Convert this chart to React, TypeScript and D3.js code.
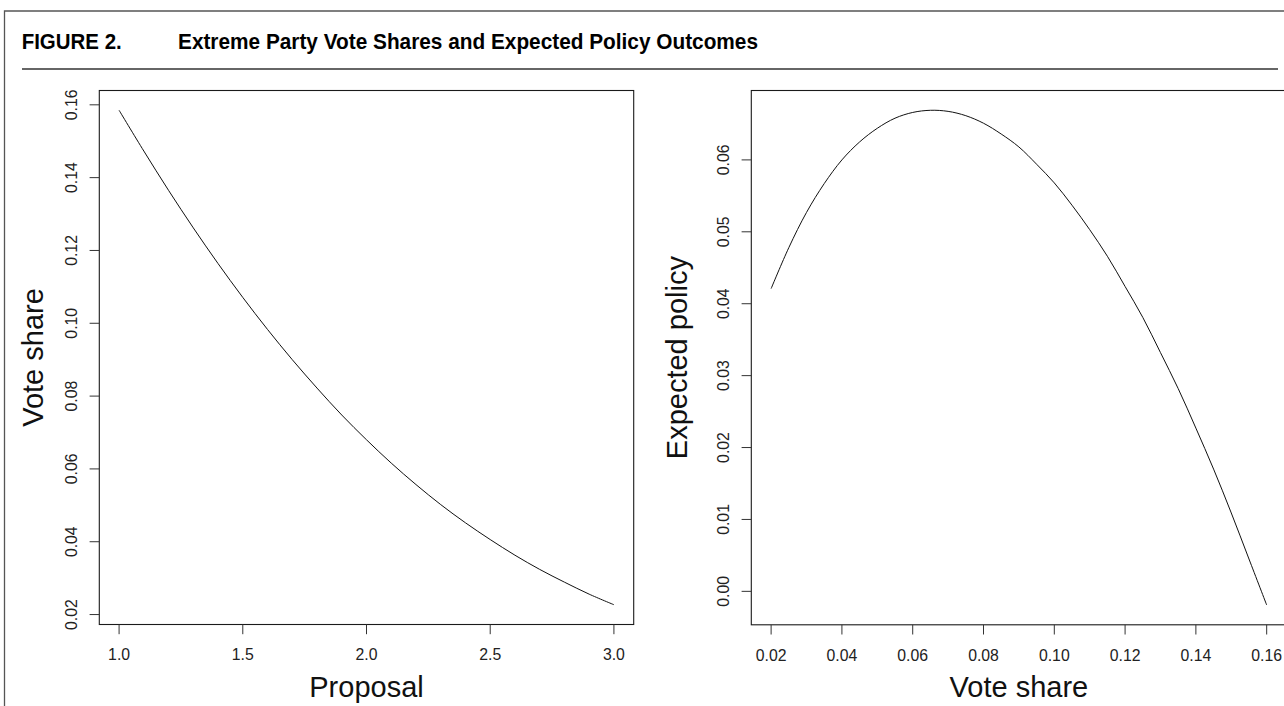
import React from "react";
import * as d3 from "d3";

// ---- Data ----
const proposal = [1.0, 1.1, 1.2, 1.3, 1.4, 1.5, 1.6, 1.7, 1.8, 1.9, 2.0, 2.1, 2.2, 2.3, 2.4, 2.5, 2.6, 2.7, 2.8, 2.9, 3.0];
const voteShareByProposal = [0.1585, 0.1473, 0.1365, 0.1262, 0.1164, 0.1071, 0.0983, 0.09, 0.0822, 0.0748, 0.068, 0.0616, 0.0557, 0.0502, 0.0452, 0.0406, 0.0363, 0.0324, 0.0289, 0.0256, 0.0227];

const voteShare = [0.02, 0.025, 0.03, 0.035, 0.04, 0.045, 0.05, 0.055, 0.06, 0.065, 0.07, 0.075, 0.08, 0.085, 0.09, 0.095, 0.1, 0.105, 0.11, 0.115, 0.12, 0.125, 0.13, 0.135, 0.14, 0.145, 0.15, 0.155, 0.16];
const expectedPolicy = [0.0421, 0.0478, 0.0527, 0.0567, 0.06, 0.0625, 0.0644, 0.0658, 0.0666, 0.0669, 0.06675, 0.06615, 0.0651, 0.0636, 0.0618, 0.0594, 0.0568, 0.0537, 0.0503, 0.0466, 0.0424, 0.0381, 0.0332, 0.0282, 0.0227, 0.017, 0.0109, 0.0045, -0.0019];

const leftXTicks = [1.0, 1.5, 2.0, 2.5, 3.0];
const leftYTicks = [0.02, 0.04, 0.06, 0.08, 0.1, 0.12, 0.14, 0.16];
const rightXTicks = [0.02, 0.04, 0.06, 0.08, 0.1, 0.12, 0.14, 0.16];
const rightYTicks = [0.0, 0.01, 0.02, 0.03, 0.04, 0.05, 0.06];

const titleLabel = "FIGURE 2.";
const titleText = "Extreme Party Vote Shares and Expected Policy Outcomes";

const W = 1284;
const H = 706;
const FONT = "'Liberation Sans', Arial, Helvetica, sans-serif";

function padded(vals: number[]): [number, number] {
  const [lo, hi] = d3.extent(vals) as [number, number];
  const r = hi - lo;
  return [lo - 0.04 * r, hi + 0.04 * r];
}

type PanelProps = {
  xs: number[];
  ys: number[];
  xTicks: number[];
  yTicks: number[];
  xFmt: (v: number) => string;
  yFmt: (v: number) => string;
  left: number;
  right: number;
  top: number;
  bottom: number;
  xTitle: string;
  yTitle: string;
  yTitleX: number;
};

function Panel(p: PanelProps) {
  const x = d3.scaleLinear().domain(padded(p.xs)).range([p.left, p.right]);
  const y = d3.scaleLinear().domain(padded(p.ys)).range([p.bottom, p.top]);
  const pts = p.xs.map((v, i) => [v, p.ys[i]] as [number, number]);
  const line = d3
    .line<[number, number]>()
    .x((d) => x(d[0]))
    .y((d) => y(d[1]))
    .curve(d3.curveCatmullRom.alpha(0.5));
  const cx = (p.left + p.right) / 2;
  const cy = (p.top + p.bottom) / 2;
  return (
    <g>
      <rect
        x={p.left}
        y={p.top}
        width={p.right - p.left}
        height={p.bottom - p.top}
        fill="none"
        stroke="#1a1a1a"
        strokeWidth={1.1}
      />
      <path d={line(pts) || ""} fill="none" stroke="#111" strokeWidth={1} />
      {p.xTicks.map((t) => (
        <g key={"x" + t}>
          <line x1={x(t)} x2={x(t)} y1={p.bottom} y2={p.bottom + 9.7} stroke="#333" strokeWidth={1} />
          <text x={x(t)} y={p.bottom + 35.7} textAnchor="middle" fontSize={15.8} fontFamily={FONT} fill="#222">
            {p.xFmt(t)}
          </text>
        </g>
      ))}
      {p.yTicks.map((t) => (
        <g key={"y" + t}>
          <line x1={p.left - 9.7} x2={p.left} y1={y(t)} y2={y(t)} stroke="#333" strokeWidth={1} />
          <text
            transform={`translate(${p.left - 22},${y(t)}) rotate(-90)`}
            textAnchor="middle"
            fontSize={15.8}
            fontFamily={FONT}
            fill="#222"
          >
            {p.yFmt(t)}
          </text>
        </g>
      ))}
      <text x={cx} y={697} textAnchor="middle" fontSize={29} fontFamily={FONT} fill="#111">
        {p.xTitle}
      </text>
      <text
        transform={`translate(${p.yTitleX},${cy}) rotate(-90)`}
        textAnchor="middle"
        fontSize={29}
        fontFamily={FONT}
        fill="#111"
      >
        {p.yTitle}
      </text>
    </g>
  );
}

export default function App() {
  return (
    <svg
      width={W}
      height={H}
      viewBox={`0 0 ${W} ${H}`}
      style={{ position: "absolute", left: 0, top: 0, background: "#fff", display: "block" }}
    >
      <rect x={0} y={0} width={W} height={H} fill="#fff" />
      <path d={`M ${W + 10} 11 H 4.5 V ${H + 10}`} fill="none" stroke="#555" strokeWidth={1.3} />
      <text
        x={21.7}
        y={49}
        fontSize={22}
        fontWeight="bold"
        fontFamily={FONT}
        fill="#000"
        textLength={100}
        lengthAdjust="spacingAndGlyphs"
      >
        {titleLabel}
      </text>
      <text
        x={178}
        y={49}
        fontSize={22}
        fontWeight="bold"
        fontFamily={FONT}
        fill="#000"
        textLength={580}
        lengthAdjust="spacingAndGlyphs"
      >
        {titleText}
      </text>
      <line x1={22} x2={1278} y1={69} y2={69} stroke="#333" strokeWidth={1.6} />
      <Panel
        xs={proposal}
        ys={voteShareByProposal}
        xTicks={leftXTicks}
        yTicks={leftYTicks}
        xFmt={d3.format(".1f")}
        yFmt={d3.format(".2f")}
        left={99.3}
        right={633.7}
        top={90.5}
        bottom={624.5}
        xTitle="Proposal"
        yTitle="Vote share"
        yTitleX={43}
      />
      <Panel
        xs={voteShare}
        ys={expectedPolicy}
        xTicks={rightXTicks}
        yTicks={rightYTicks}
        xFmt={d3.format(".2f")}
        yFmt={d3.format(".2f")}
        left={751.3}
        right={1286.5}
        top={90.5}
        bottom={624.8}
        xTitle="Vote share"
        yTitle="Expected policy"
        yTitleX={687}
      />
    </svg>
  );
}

☆ ☆ ☆

#### REQUEST:
Print the listing above in full, exactly as written. Omit any pictures.

#### THE OUTPUT:
Convert this chart to React, TypeScript and D3.js code.
import React from "react";
import * as d3 from "d3";

// ---- Data ----
const proposal = [1.0, 1.1, 1.2, 1.3, 1.4, 1.5, 1.6, 1.7, 1.8, 1.9, 2.0, 2.1, 2.2, 2.3, 2.4, 2.5, 2.6, 2.7, 2.8, 2.9, 3.0];
const voteShareByProposal = [0.1585, 0.1473, 0.1365, 0.1262, 0.1164, 0.1071, 0.0983, 0.09, 0.0822, 0.0748, 0.068, 0.0616, 0.0557, 0.0502, 0.0452, 0.0406, 0.0363, 0.0324, 0.0289, 0.0256, 0.0227];

const voteShare = [0.02, 0.025, 0.03, 0.035, 0.04, 0.045, 0.05, 0.055, 0.06, 0.065, 0.07, 0.075, 0.08, 0.085, 0.09, 0.095, 0.1, 0.105, 0.11, 0.115, 0.12, 0.125, 0.13, 0.135, 0.14, 0.145, 0.15, 0.155, 0.16];
const expectedPolicy = [0.0421, 0.0478, 0.0527, 0.0567, 0.06, 0.0625, 0.0644, 0.0658, 0.0666, 0.0669, 0.06675, 0.06615, 0.0651, 0.0636, 0.0618, 0.0594, 0.0568, 0.0537, 0.0503, 0.0466, 0.0424, 0.0381, 0.0332, 0.0282, 0.0227, 0.017, 0.0109, 0.0045, -0.0019];

const leftXTicks = [1.0, 1.5, 2.0, 2.5, 3.0];
const leftYTicks = [0.02, 0.04, 0.06, 0.08, 0.1, 0.12, 0.14, 0.16];
const rightXTicks = [0.02, 0.04, 0.06, 0.08, 0.1, 0.12, 0.14, 0.16];
const rightYTicks = [0.0, 0.01, 0.02, 0.03, 0.04, 0.05, 0.06];

const titleLabel = "FIGURE 2.";
const titleText = "Extreme Party Vote Shares and Expected Policy Outcomes";

const W = 1284;
const H = 706;
const FONT = "'Liberation Sans', Arial, Helvetica, sans-serif";

function padded(vals: number[]): [number, number] {
  const [lo, hi] = d3.extent(vals) as [number, number];
  const r = hi - lo;
  return [lo - 0.04 * r, hi + 0.04 * r];
}

type PanelProps = {
  xs: number[];
  ys: number[];
  xTicks: number[];
  yTicks: number[];
  xFmt: (v: number) => string;
  yFmt: (v: number) => string;
  left: number;
  right: number;
  top: number;
  bottom: number;
  xTitle: string;
  yTitle: string;
  yTitleX: number;
};

function Panel(p: PanelProps) {
  const x = d3.scaleLinear().domain(padded(p.xs)).range([p.left, p.right]);
  const y = d3.scaleLinear().domain(padded(p.ys)).range([p.bottom, p.top]);
  const pts = p.xs.map((v, i) => [v, p.ys[i]] as [number, number]);
  const line = d3
    .line<[number, number]>()
    .x((d) => x(d[0]))
    .y((d) => y(d[1]))
    .curve(d3.curveCatmullRom.alpha(0.5));
  const cx = (p.left + p.right) / 2;
  const cy = (p.top + p.bottom) / 2;
  return (
    <g>
      <rect
        x={p.left}
        y={p.top}
        width={p.right - p.left}
        height={p.bottom - p.top}
        fill="none"
        stroke="#1a1a1a"
        strokeWidth={1.1}
      />
      <path d={line(pts) || ""} fill="none" stroke="#111" strokeWidth={1} />
      {p.xTicks.map((t) => (
        <g key={"x" + t}>
          <line x1={x(t)} x2={x(t)} y1={p.bottom} y2={p.bottom + 9.7} stroke="#333" strokeWidth={1} />
          <text x={x(t)} y={p.bottom + 35.7} textAnchor="middle" fontSize={15.8} fontFamily={FONT} fill="#222">
            {p.xFmt(t)}
          </text>
        </g>
      ))}
      {p.yTicks.map((t) => (
        <g key={"y" + t}>
          <line x1={p.left - 9.7} x2={p.left} y1={y(t)} y2={y(t)} stroke="#333" strokeWidth={1} />
          <text
            transform={`translate(${p.left - 22},${y(t)}) rotate(-90)`}
            textAnchor="middle"
            fontSize={15.8}
            fontFamily={FONT}
            fill="#222"
          >
            {p.yFmt(t)}
          </text>
        </g>
      ))}
      <text x={cx} y={697} textAnchor="middle" fontSize={29} fontFamily={FONT} fill="#111">
        {p.xTitle}
      </text>
      <text
        transform={`translate(${p.yTitleX},${cy}) rotate(-90)`}
        textAnchor="middle"
        fontSize={29}
        fontFamily={FONT}
        fill="#111"
      >
        {p.yTitle}
      </text>
    </g>
  );
}

export default function App() {
  return (
    <svg
      width={W}
      height={H}
      viewBox={`0 0 ${W} ${H}`}
      style={{ position: "absolute", left: 0, top: 0, background: "#fff", display: "block" }}
    >
      <rect x={0} y={0} width={W} height={H} fill="#fff" />
      <path d={`M ${W + 10} 11 H 4.5 V ${H + 10}`} fill="none" stroke="#555" strokeWidth={1.3} />
      <text
        x={21.7}
        y={49}
        fontSize={22}
        fontWeight="bold"
        fontFamily={FONT}
        fill="#000"
        textLength={100}
        lengthAdjust="spacingAndGlyphs"
      >
        {titleLabel}
      </text>
      <text
        x={178}
        y={49}
        fontSize={22}
        fontWeight="bold"
        fontFamily={FONT}
        fill="#000"
        textLength={580}
        lengthAdjust="spacingAndGlyphs"
      >
        {titleText}
      </text>
      <line x1={22} x2={1278} y1={69} y2={69} stroke="#333" strokeWidth={1.6} />
      <Panel
        xs={proposal}
        ys={voteShareByProposal}
        xTicks={leftXTicks}
        yTicks={leftYTicks}
        xFmt={d3.format(".1f")}
        yFmt={d3.format(".2f")}
        left={99.3}
        right={633.7}
        top={90.5}
        bottom={624.5}
        xTitle="Proposal"
        yTitle="Vote share"
        yTitleX={43}
      />
      <Panel
        xs={voteShare}
        ys={expectedPolicy}
        xTicks={rightXTicks}
        yTicks={rightYTicks}
        xFmt={d3.format(".2f")}
        yFmt={d3.format(".2f")}
        left={751.3}
        right={1286.5}
        top={90.5}
        bottom={624.8}
        xTitle="Vote share"
        yTitle="Expected policy"
        yTitleX={687}
      />
    </svg>
  );
}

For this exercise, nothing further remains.